→ **Problem**: Take each line containing "this" and report it exactly as written.

→ **Excerpted records**:
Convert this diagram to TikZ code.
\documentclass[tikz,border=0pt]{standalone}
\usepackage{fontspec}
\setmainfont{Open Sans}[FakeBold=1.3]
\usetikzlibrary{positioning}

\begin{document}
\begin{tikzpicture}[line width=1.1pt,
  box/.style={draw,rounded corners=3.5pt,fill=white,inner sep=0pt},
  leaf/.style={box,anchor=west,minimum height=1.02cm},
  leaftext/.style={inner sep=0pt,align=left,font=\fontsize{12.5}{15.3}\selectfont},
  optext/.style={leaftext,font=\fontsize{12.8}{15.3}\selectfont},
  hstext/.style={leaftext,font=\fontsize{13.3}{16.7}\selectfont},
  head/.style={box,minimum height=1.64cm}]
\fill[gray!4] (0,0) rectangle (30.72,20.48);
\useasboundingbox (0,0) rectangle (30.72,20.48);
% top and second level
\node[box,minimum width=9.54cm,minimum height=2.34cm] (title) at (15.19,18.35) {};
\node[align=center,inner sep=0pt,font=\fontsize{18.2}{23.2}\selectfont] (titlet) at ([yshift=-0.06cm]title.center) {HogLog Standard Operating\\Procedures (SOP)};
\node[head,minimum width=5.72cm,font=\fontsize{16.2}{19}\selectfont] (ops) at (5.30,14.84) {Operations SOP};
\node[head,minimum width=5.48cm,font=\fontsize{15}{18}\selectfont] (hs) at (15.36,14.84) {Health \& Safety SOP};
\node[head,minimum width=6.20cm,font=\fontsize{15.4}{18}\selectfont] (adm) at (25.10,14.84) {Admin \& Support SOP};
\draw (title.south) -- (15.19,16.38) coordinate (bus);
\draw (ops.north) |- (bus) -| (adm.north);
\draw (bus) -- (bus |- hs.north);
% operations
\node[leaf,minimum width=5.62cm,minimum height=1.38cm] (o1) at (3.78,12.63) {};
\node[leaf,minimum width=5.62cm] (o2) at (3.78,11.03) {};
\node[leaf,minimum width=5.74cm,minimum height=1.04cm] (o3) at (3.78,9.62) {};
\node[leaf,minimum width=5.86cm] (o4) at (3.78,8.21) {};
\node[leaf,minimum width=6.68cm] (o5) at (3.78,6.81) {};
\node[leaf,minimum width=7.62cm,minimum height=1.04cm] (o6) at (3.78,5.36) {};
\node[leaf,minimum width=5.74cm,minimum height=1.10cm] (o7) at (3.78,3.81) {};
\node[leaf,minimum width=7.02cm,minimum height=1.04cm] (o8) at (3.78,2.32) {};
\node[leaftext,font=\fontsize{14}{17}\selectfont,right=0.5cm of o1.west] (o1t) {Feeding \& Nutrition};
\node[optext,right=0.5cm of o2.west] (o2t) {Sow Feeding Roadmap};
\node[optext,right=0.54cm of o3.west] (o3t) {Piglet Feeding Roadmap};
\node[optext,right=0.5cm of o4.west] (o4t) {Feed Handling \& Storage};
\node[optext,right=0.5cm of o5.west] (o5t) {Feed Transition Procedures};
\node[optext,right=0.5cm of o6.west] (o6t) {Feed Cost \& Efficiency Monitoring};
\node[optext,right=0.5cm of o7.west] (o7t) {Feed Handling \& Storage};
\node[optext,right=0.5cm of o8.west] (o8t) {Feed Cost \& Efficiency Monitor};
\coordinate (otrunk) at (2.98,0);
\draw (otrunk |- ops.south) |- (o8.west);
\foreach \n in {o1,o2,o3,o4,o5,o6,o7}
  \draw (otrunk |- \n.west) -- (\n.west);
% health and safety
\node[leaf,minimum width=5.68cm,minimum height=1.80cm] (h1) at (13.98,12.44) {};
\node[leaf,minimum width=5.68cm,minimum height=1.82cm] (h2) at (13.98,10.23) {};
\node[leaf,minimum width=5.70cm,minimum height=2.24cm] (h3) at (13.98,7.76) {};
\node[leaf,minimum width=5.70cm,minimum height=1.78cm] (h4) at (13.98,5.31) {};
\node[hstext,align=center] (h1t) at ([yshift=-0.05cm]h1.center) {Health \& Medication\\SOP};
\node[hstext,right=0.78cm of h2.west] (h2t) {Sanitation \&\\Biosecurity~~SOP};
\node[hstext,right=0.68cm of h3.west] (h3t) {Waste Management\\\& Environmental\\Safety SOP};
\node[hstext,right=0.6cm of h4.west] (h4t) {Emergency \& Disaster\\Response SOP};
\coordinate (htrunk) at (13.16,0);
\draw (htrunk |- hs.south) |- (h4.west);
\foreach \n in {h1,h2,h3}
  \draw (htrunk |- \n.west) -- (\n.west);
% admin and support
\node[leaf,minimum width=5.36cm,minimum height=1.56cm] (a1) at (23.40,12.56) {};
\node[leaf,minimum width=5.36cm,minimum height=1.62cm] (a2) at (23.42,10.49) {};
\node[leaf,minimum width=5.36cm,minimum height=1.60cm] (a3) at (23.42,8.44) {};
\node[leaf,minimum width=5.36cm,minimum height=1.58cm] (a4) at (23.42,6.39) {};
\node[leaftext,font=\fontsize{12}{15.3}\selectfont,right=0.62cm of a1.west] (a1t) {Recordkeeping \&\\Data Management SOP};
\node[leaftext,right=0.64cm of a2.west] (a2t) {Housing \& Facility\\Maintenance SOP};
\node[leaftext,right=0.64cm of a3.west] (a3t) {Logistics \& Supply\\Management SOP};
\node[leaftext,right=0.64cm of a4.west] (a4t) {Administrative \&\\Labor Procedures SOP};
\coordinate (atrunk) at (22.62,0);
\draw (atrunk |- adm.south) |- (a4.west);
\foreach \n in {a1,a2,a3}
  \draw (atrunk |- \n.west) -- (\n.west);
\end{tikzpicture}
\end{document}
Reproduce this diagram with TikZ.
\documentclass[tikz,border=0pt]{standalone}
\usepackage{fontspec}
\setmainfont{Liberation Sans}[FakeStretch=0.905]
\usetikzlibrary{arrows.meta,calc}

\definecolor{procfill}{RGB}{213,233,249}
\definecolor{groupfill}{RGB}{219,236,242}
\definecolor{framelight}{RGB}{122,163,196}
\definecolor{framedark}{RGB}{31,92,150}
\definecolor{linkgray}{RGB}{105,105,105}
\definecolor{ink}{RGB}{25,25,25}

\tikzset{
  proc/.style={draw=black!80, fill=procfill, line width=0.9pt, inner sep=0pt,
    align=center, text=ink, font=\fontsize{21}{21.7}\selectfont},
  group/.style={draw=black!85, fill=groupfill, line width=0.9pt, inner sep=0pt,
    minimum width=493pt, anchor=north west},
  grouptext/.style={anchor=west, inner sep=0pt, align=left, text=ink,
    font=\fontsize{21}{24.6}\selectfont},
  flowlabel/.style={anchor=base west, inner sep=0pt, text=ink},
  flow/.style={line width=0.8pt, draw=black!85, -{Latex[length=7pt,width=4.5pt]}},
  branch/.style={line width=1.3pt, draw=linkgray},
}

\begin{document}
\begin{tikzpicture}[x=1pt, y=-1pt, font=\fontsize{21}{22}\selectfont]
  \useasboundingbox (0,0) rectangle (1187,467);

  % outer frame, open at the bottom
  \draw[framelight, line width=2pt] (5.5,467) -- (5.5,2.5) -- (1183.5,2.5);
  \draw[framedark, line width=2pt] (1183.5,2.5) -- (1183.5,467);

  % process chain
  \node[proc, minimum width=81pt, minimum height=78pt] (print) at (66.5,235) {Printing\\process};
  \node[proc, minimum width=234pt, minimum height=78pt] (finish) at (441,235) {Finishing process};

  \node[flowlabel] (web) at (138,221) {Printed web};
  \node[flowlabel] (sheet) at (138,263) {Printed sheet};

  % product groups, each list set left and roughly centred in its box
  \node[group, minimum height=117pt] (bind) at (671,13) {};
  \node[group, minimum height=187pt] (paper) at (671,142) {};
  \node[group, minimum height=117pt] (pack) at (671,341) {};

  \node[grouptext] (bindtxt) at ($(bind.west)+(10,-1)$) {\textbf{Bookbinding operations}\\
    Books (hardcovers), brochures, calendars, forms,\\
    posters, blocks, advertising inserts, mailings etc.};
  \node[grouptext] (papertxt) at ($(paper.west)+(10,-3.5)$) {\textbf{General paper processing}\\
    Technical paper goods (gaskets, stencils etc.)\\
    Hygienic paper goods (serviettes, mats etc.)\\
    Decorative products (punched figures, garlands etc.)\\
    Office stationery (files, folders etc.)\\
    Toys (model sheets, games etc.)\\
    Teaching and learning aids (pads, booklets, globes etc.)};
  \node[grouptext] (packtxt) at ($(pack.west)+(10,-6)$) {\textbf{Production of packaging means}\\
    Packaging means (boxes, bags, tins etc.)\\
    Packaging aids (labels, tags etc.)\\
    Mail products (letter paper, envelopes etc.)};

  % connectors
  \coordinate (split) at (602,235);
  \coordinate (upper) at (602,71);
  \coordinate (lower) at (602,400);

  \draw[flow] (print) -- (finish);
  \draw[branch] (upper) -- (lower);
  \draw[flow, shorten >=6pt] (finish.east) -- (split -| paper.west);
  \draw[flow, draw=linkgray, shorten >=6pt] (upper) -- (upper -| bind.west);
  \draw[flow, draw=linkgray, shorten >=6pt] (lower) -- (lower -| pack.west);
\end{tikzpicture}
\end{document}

→ **Result of the task**:
Convert this diagram to TikZ code.
Reproduce this diagram with TikZ.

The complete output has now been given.